Work to complete —
Out of the lines below, please list those that hold the string "React".
•••
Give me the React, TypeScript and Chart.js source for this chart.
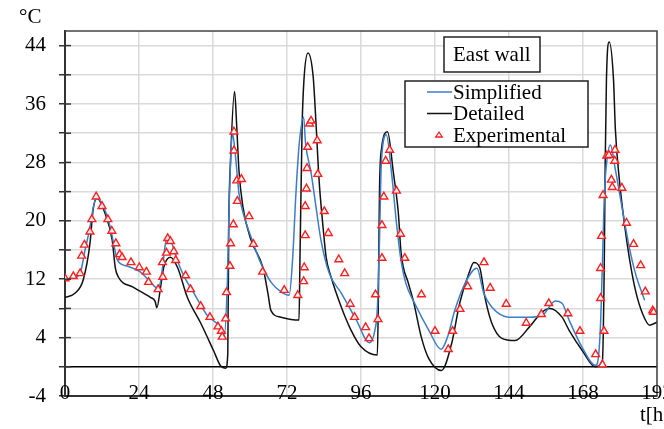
import React, { useEffect, useRef } from 'react';
import { Chart, registerables } from 'chart.js';

Chart.register(...registerables);

const FONT = 'Liberation Serif';

const yLabelValues = [-4, 4, 12, 20, 28, 36, 44];
const xTickStep = 24;
const yUnit = '°C';
const xUnit = 't[h]';
const chartTitle = 'East wall';

const simplifiedT = [0, 2.7, 4.9, 6.5, 8.1, 9.2, 10.3, 12.5, 14.7, 16, 17, 20.1, 24.4, 27.7, 29.9, 30.7, 31.5, 32.6, 33.6, 34.7, 36.4, 38.5, 41.8, 46.2, 50.5, 51.6, 52.7, 53.2, 53.7, 54.3, 55, 55.7, 56.4, 57.5, 60.3, 63.5, 66.8, 70, 72.7, 73.8, 74.9, 76, 77.4, 78, 79.8, 81.4, 83, 85.7, 89.6, 94.5, 98.7, 100.5, 101.3, 102, 102.6, 104.2, 105.9, 107.5, 109, 110.5, 113.4, 118, 122, 124, 126.4, 129.7, 133.6, 135.8, 138.4, 144, 150.5, 154.7, 159, 161.2, 163.5, 167.8, 172, 172.6, 173.6, 174.3, 174.9, 175.9, 176.9, 178.5, 180.8, 183, 185, 188];
const simplifiedY = [12.0, 12.2, 12.8, 16, 19.1, 21.9, 23.2, 21.9, 19.1, 16.4, 14.6, 13.8, 13.0, 11.6, 10.8, 11.1, 13.2, 16.9, 17.8, 16.9, 14.6, 12.5, 10.1, 7, 5.3, 4.0, 12.3, 21.5, 28.3, 32, 30.1, 27, 23.8, 21.5, 17.8, 14.2, 11.6, 10.3, 9.8, 14.6, 23.8, 30.7, 34.2, 30.7, 26.6, 21.9, 17.4, 12.8, 10.1, 6.4, 3.3, 5, 8, 17.4, 28, 31.8, 26.6, 19.7, 14.5, 11.5, 8.7, 5, 2.4, 4, 7.7, 11.4, 13.5, 10.1, 8.2, 6.8, 6.8, 7.0, 9.0, 8.7, 6.4, 2.6, 0.2, 0.4, 5, 14.2, 23.3, 28.8, 30.4, 27, 21.5, 16.4, 12.8, 9.1];

const detailedT = [0, 3.3, 5.9, 8.1, 9.1, 10.4, 13, 15.3, 16.3, 17.3, 22.1, 27.7, 29.2, 29.8, 31, 32, 34.2, 36.5, 39.7, 44, 48.2, 50.5, 52.1, 52.8, 53.1, 53.7, 55, 55.7, 56.4, 57.7, 60.3, 64.2, 65.8, 66.8, 70, 75.9, 76.2, 76.9, 77.5, 78.8, 80.5, 81.4, 82.4, 83.7, 84.7, 86.3, 89.6, 92.8, 96.1, 101.3, 101.6, 102, 102.6, 104.6, 106.5, 108.1, 109, 111.4, 113, 115.6, 117.9, 122.1, 125.4, 128, 131, 132.6, 134.5, 136.2, 138.4, 141.7, 146, 150.5, 154.7, 157.2, 161.2, 163.5, 167.8, 172, 174.3, 174.9, 175.2, 175.6, 176.5, 177.9, 178.5, 179.8, 181.4, 183, 185, 187.3, 189.6, 191.5, 192];
const detailedY = [9.5, 10.1, 11.9, 16.9, 21.5, 23.1, 21, 17.4, 13.6, 12.3, 10.9, 9.5, 9.0, 8.1, 10.9, 13.6, 15.0, 13.6, 9.5, 6, 2.2, 0.1, -0.2, 1.8, 19, 28.3, 37.7, 32.9, 27, 21.9, 17.4, 13.6, 10.1, 7.7, 6.8, 6.4, 14.6, 32.9, 39.3, 43.0, 39.7, 33.4, 25.6, 19.1, 15, 12.3, 8.2, 5, 2.7, 1.6, 8.2, 24.2, 29.7, 32.2, 26.6, 21.1, 15.6, 11.4, 9, 4, 1.2, -0.5, 3.2, 8.7, 12.8, 14.3, 13.6, 9.5, 6, 3.9, 3.6, 5.4, 7.5, 8.0, 6.8, 5, 2.2, 0, 0.9, 14.2, 27.9, 39.3, 44.5, 39.3, 32.5, 25.6, 19.7, 15, 10.5, 7.3, 5.7, 6, 6.1];

const experimentalT = [0, 2.7, 4.9, 5.4, 6.3, 8.1, 8.7, 10.1, 12, 13.9, 15.2, 16.5, 17.7, 18.5, 21.4, 24.1, 26.4, 27.1, 30.2, 31.7, 31.6, 32.9, 33.3, 34.2, 35.3, 35.9, 39.1, 40.7, 44, 47, 49.6, 50.7, 51, 52.1, 52.4, 53.5, 53.7, 54.6, 54.8, 54.8, 55.7, 57.2, 55.9, 59.7, 61.1, 64.1, 71.1, 75.5, 77.4, 77.6, 77.9, 77.9, 78.3, 78.5, 78.7, 79.3, 79.8, 81.8, 82, 84.1, 85.4, 88.8, 90.7, 92.5, 93.9, 97.5, 98.6, 100.7, 101.5, 102.8, 102.8, 103.4, 104, 105.3, 107.5, 108.8, 110.2, 115.6, 120, 124.3, 125.7, 128.1, 130.6, 135.9, 137.9, 143.1, 149.6, 154.5, 156.9, 163.1, 167, 172.1, 174.3, 174.8, 173.7, 173.7, 174, 174.5, 175.7, 176.4, 178.4, 178.3, 177.2, 177.5, 180.6, 182.1, 184.4, 186.7, 188.2, 190.6, 190.9];
const experimentalY = [12.1, 12.4, 12.8, 15.2, 16.7, 18.5, 20.2, 23.3, 22, 20.2, 18.6, 16.9, 15.4, 15, 14.3, 13.6, 13, 11.6, 10.6, 12.3, 14.3, 15.6, 17.6, 17.2, 15.8, 14.6, 12.5, 10.6, 8.3, 6.8, 5.5, 4.9, 4.1, 6.6, 10.2, 13.8, 16.9, 19.5, 32.2, 29.6, 25.5, 25.7, 22.7, 20.6, 16.8, 13, 10.5, 9.8, 11.7, 13.6, 18, 22, 24.4, 27.2, 30.1, 33.3, 33.7, 31, 26.4, 21.3, 18.3, 14.7, 12.8, 8.6, 6.8, 5.4, 3.9, 9.9, 6.5, 14.9, 19.4, 23.3, 28.2, 29.7, 24.1, 18.2, 14.9, 9.9, 4.9, 2.4, 4.9, 7.9, 11, 14.3, 10.8, 8.6, 6, 7.2, 8.7, 7.3, 4.9, 1.7, 0.3, 4.9, 9.4, 13.5, 17.9, 23.5, 28.9, 29, 29.7, 28.2, 25.6, 24.6, 24.5, 19.7, 16.8, 13.9, 10.3, 7.7, 7.5];

const toPoints = (xs: number[], ys: number[]) => xs.map((x, i) => ({ x, y: ys[i] }));

const BLUE = '#3b7dc8';
const BLACK = '#111111';
const RED = '#ff1f1f';

const decorPlugin = {
  id: 'decor',
  afterDraw(chart: any) {
    const { ctx, chartArea: a, scales } = chart;
    ctx.save();
    // top & right frame
    ctx.strokeStyle = '#444';
    ctx.lineWidth = 1.5;
    ctx.beginPath();
    ctx.moveTo(a.left, a.top);
    ctx.lineTo(a.right, a.top);
    ctx.lineTo(a.right, a.bottom);
    ctx.stroke();
    // inner part of y tick marks
    const ys = scales.y;
    ctx.strokeStyle = '#333';
    ys.ticks.forEach((t: any) => {
      const py = ys.getPixelForValue(t.value);
      ctx.beginPath();
      ctx.moveTo(a.left, py);
      ctx.lineTo(a.left + 6, py);
      ctx.stroke();
    });
    ctx.fillStyle = '#000';
    ctx.font = `21px "${FONT}"`;
    // x tick labels (sit across the bottom axis line, as in the original)
    const xs = scales.x;
    ctx.textAlign = 'center';
    ctx.textBaseline = 'alphabetic';
    xs.ticks.forEach((t: any) => {
      ctx.fillText(String(t.value), xs.getPixelForValue(t.value), a.bottom + 3);
    });
    // units
    ctx.textAlign = 'left';
    ctx.fillText(yUnit, 19, 23);
    ctx.fillText(xUnit, 640, 421);

    // title box
    ctx.fillStyle = '#fff';
    ctx.fillRect(444, 37, 96, 35);
    ctx.strokeStyle = '#222';
    ctx.lineWidth = 1.5;
    ctx.strokeRect(444, 37, 96, 35);
    ctx.fillStyle = '#000';
    ctx.fillText(chartTitle, 453, 61);

    // legend box
    ctx.fillStyle = '#fff';
    ctx.fillRect(405, 81, 183, 66);
    ctx.strokeRect(405, 81, 183, 66);
    const ds = chart.data.datasets;
    const rows = [92, 113.5, 135];
    ds.forEach((d: any, i: number) => {
      const cy = rows[i];
      if (d.type === 'line') {
        ctx.strokeStyle = d.borderColor;
        ctx.lineWidth = 1.5;
        ctx.beginPath();
        ctx.moveTo(427, cy);
        ctx.lineTo(452, cy);
        ctx.stroke();
      } else {
        ctx.strokeStyle = d.borderColor;
        ctx.lineWidth = 1.3;
        const r = 3;
        ctx.beginPath();
        ctx.moveTo(439, cy + 2 - r * 1.6);
        ctx.lineTo(439 + r * 1.1, cy + 2);
        ctx.lineTo(439 - r * 1.1, cy + 2);
        ctx.closePath();
        ctx.stroke();
      }
      ctx.fillStyle = '#000';
      ctx.fillText(d.label, 453, cy + 6.5);
    });
    ctx.restore();
  },
};

export default function App() {
  const ref = useRef<HTMLCanvasElement>(null);
  useEffect(() => {
    const canvas = ref.current;
    if (!canvas) return;
    const chart = new Chart(canvas, {
      type: 'scatter',
      data: {
        datasets: [
          {
            type: 'line',
            label: 'Simplified',
            data: toPoints(simplifiedT, simplifiedY),
            borderColor: BLUE,
            borderWidth: 1.5,
            pointRadius: 0,
            cubicInterpolationMode: 'monotone',
            fill: false,
            order: 1,
          },
          {
            type: 'line',
            label: 'Detailed',
            data: toPoints(detailedT, detailedY),
            borderColor: BLACK,
            borderWidth: 1.5,
            pointRadius: 0,
            cubicInterpolationMode: 'monotone',
            fill: false,
            order: 2,
          },
          {
            type: 'scatter',
            label: 'Experimental',
            data: toPoints(experimentalT, experimentalY),
            pointStyle: 'triangle',
            pointRadius: 4.5,
            borderColor: RED,
            backgroundColor: 'rgba(255,255,255,0.85)',
            borderWidth: 1.4,
            order: 0,
          },
        ] as any,
      },
      plugins: [decorPlugin],
      options: {
        animation: false,
        responsive: false,
        events: [],
        layout: { padding: { left: 0, top: 31, right: 7, bottom: 0 } },
        plugins: { legend: { display: false }, tooltip: { enabled: false } },
        scales: {
          x: {
            type: 'linear',
            min: 0,
            max: 192,
            afterFit: (s: any) => {
              s.height = 33;
              s.paddingLeft = 0;
              s.paddingRight = 0;
            },
            ticks: {
              stepSize: xTickStep,
              autoSkip: false,
              maxRotation: 0,
              display: false,
            },
            grid: { color: '#dadada', lineWidth: 1.5, drawTicks: false },
            border: { color: '#333', width: 2 },
          },
          y: {
            type: 'linear',
            min: -4,
            max: 46,
            afterFit: (s: any) => {
              s.width = 65;
              s.paddingTop = 0;
              s.paddingBottom = 0;
            },
            ticks: {
              stepSize: 4,
              includeBounds: false,
              padding: 13,
              color: '#000',
              font: { family: FONT, size: 21 },
              callback: (v: any) => (yLabelValues.includes(Number(v)) ? String(v) : ''),
            },
            grid: {
              color: (c: any) => (c.tick && c.tick.value === 0 ? '#000' : '#dadada'),
              lineWidth: 1.5,
              tickLength: 6,
              tickColor: '#333',
              tickWidth: 1.5,
            },
            border: { color: '#333', width: 2 },
          },
        },
      } as any,
    });
    return () => chart.destroy();
  }, []);
  return (
    <canvas
      ref={ref}
      width={664}
      height={429}
      style={{ position: 'absolute', left: 0, top: 0, width: 664, height: 429 }}
    />
  );
}
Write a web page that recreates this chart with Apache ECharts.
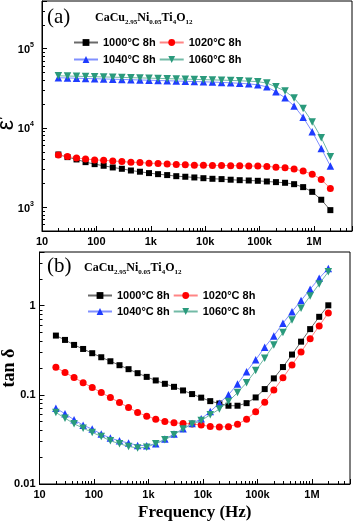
<!DOCTYPE html>
<html>
<head>
<meta charset="utf-8">
<script src="https://cdn.jsdelivr.net/npm/echarts@6.0.0/dist/echarts.min.js"></script>
<style>
html,body{margin:0;padding:0;background:#fff;}
#chart{width:354px;height:523px;}
</style>
</head>
<body>
<div id="chart"></div>
<script>
// measuring frequencies (Hz), same for both panels
var freq = [20, 29.4, 43.1, 63.2, 92.8, 136, 200, 294, 431, 632, 928, 1360, 2000, 2940, 4310, 6320, 9280,
	13600, 20000, 29400, 43100, 63200, 92800, 136000, 200000, 294000, 431000, 632000, 928000, 1360000, 2000000];
var names = ['1000°C 8h', '1020°C 8h', '1040°C 8h', '1060°C 8h'];

// (a) dielectric constant
var eps1000 = [4620, 4280, 4000, 3700, 3490, 3330, 3170, 3050, 2900, 2800, 2690, 2610, 2540, 2460, 2420, 2370,
	2320, 2280, 2260, 2220, 2190, 2170, 2150, 2110, 2070, 2030, 1950, 1790, 1560, 1240, 917];
var eps1020 = [4540, 4350, 4180, 4060, 3950, 3900, 3830, 3760, 3690, 3660, 3590, 3560, 3500, 3460, 3430, 3390,
	3390, 3360, 3360, 3340, 3340, 3300, 3300, 3270, 3200, 3140, 3020, 2850, 2610, 2240, 1720];
var eps1040 = [43000, 42700, 42400, 42100, 41800, 41500, 41200, 40900, 40600, 40300, 40000, 39700, 39400, 39100,
	38800, 38500, 38200, 37900, 37500, 37100, 36600, 36000, 35000, 33000, 28600, 24000, 18900, 13600, 8960, 5510, 3300];
var eps1060 = [45500, 45200, 44900, 44600, 44300, 44000, 43700, 43400, 43100, 42800, 42500, 42200, 41900, 41600,
	41300, 41000, 40700, 40400, 40100, 39800, 39400, 38900, 38400, 36800, 33000, 29200, 23800, 17600, 11900, 7520, 4330];

// (b) loss tangent
var tan1000 = [0.462, 0.413, 0.363, 0.327, 0.293, 0.264, 0.238, 0.215, 0.194, 0.175, 0.159, 0.145, 0.133, 0.123,
	0.112, 0.102, 0.093, 0.085, 0.080, 0.0755, 0.0755, 0.0807, 0.0935, 0.116, 0.153, 0.205, 0.283, 0.395, 0.546, 0.750, 1.01];
var tan1020 = [0.204, 0.178, 0.156, 0.137, 0.121, 0.106, 0.0933, 0.082, 0.0722, 0.0634, 0.0577, 0.0534, 0.0503,
	0.0486, 0.0478, 0.047, 0.046, 0.0442, 0.0435, 0.044, 0.0469, 0.0534, 0.0645, 0.0825, 0.113, 0.155, 0.216, 0.302, 0.427, 0.592, 0.83];
var tan1040 = [0.0709, 0.0613, 0.0525, 0.0457, 0.0413, 0.0363, 0.0327, 0.0305, 0.0288, 0.0271, 0.0269, 0.0283,
	0.0319, 0.0363, 0.0416, 0.0478, 0.0538, 0.065, 0.0807, 0.1, 0.132, 0.182, 0.247, 0.342, 0.458, 0.635, 0.857, 1.14, 1.53, 2.03, 2.62];
var tan1060 = [0.0634, 0.0548, 0.0473, 0.0423, 0.0379, 0.0342, 0.0305, 0.0283, 0.0264, 0.0253, 0.0259, 0.0283,
	0.0313, 0.0357, 0.0413, 0.047, 0.0515, 0.0597, 0.0692, 0.0842, 0.106, 0.137, 0.187, 0.258, 0.363, 0.499, 0.692, 0.935, 1.28, 1.75, 2.40];

// tick labels
var xTickVals = [10, 100, 1000, 10000, 100000, 1000000];
var xTickText = ['10', '100', '1k', '10k', '100k', '1M'];
var yTickExpA = [3, 4, 5];
var yTickValsB = [0.01, 0.1, 1];
var yTickTextB = ['0.01', '0.1', '1'];

var SANS = 'Liberation Sans';
var SERIF = 'Liberation Serif';

var markColor = ['#000000', '#ff0000', '#1f3cff', '#2a9a7c'];
var lineColor = ['#6a6a6a', '#ff8585', '#8090ff', '#72baa6'];
var symbols = ['rect', 'circle', 'triangle', 'triangle'];
var symRot = [0, 0, 0, 180];
var symSize = [6, 7, 7.5, 7.5];

function isDecade(v) {
	var l = Math.log(v) / Math.LN10;
	return Math.abs(l - Math.round(l)) < 1e-6;
}

function xLabel(v) {
	for (var i = 0; i < xTickVals.length; i++) {
		if (Math.abs(v - xTickVals[i]) < 1e-6 * xTickVals[i]) return xTickText[i];
	}
	return '';
}

function yLabelA(v) {
	if (!isDecade(v)) return '';
	var e = Math.round(Math.log(v) / Math.LN10);
	if (yTickExpA.indexOf(e) < 0) return '';
	return '{b|10}{p|' + e + '}';
}

function yLabelB(v) {
	for (var i = 0; i < yTickValsB.length; i++) {
		if (Math.abs(v - yTickValsB[i]) < 1e-6 * yTickValsB[i]) return yTickTextB[i];
	}
	return '';
}

function xAxisCfg(gi, name) {
	return {
		type: 'log', logBase: 10, gridIndex: gi, min: 10, max: 5e6,
		axisLine: {show: true, lineStyle: {color: '#000', width: 1}},
		axisTick: {show: true, inside: true, length: 5, lineStyle: {color: '#000', width: 1}},
		minorTick: {show: true, splitNumber: 9, length: 3, lineStyle: {color: '#000', width: 1}},
		splitLine: {show: false},
		minorSplitLine: {show: false},
		axisLabel: {margin: 5, color: '#000', fontFamily: SANS, fontWeight: 'bold', fontSize: 11, formatter: xLabel},
		name: name, nameLocation: 'middle', nameGap: 20, nameMoveOverlap: false,
		nameTextStyle: {fontFamily: SERIF, fontWeight: 'bold', fontSize: 17, color: '#000'}
	};
}

function yAxisCfg(gi, min, max, fmt, name, nameStyle, gap, margin) {
	return {
		type: 'log', logBase: 10, gridIndex: gi, min: min, max: max,
		axisLine: {show: true, lineStyle: {color: '#000', width: 1}},
		axisTick: {show: true, inside: true, length: 5, lineStyle: {color: '#000', width: 1}},
		minorTick: {show: true, splitNumber: 9, length: 3, lineStyle: {color: '#000', width: 1}},
		splitLine: {show: false},
		minorSplitLine: {show: false},
		axisLabel: {
			margin: margin, color: '#000', fontFamily: SANS, fontWeight: 'bold', fontSize: 11, formatter: fmt,
			rich: {
				b: {fontFamily: SANS, fontWeight: 'bold', fontSize: 11, lineHeight: 14, verticalAlign: 'bottom', color: '#000'},
				p: {fontFamily: SANS, fontWeight: 'bold', fontSize: 7, lineHeight: 8, verticalAlign: 'top', color: '#000'}
			}
		},
		name: name, nameLocation: 'middle', nameGap: gap, nameMoveOverlap: false,
		nameTextStyle: nameStyle
	};
}

function mkSeries(vals, i, ai) {
	return {
		name: names[i], type: 'line', xAxisIndex: ai, yAxisIndex: ai,
		data: freq.map(function (f, k) { return [f, vals[k]]; }),
		symbol: symbols[i], symbolRotate: symRot[i], symbolSize: symSize[i], showSymbol: true,
		itemStyle: {color: markColor[i], borderWidth: 0},
		lineStyle: {color: lineColor[i], width: 1},
		z: 2 + i, animation: false
	};
}

function legendCfg(items, left, top) {
	return {
		data: items, left: left, top: top, orient: 'horizontal', padding: 0,
		itemWidth: 24, itemHeight: 8.5, itemGap: 3, selectedMode: false,
		textStyle: {fontFamily: SANS, fontWeight: 'bold', fontSize: 11, color: '#000'}
	};
}

var formula = '{m|CaCu}{s|2.95}{m|Ni}{s|0.05}{m|Ti}{s|4}{m|O}{s|12}';
var formulaRich = {
	m: {fontFamily: SERIF, fontWeight: 'bold', fontSize: 12, lineHeight: 14, verticalAlign: 'top', color: '#000'},
	s: {fontFamily: SERIF, fontWeight: 'bold', fontSize: 7, lineHeight: 8, padding: [7, 0, 0, 0], verticalAlign: 'bottom', color: '#000'}
};

var chart = echarts.init(document.getElementById('chart'));
chart.setOption({
	animation: false,
	backgroundColor: '#fff',
	grid: [
		{left: 42, right: 2, top: 1, bottom: 292, show: true, borderColor: '#000', borderWidth: 1, containLabel: false, outerBoundsMode: 'none'},
		{left: 39.5, right: 4, top: 252, bottom: 39, show: true, borderColor: '#000', borderWidth: 1, containLabel: false, outerBoundsMode: 'none'}
	],
	title: [
		{text: '(a)', left: 47, top: 7, padding: 0, textStyle: {fontFamily: SERIF, fontWeight: 'normal', fontSize: 21, color: '#000'}},
		{text: formula, left: 95, top: 12, padding: 0, textStyle: {rich: formulaRich}},
		{text: '(b)', left: 47, top: 256, padding: 0, textStyle: {fontFamily: SERIF, fontWeight: 'normal', fontSize: 21, color: '#000'}},
		{text: formula, left: 84, top: 262, padding: 0, textStyle: {rich: formulaRich}}
	],
	legend: [
		legendCfg([names[0], names[1]], 73, 37),
		legendCfg([names[2], names[3]], 73, 54),
		legendCfg([names[0], names[1]], 87, 290),
		legendCfg([names[2], names[3]], 87, 306)
	],
	xAxis: [xAxisCfg(0, ''), xAxisCfg(1, 'Frequency (Hz)')],
	yAxis: [
		yAxisCfg(0, 500, 4e5, yLabelA, 'ε′', {fontFamily: SANS, fontWeight: 'normal', fontSize: 23, color: '#000', padding: [0, 14, 0, 0]}, 24, 8),
		yAxisCfg(1, 0.01, 4, yLabelB, 'tan δ', {fontFamily: SERIF, fontWeight: 'bold', fontSize: 18, color: '#000'}, 21, 4)
	],
	series: [
		mkSeries(eps1000, 0, 0), mkSeries(eps1020, 1, 0), mkSeries(eps1040, 2, 0), mkSeries(eps1060, 3, 0),
		mkSeries(tan1000, 0, 1), mkSeries(tan1020, 1, 1), mkSeries(tan1040, 2, 1), mkSeries(tan1060, 3, 1)
	]
});
</script>
</body>
</html>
•••
Problem solution —
Give me the React, TypeScript and Chart.js source for this chart.
import React, { useEffect, useRef } from 'react';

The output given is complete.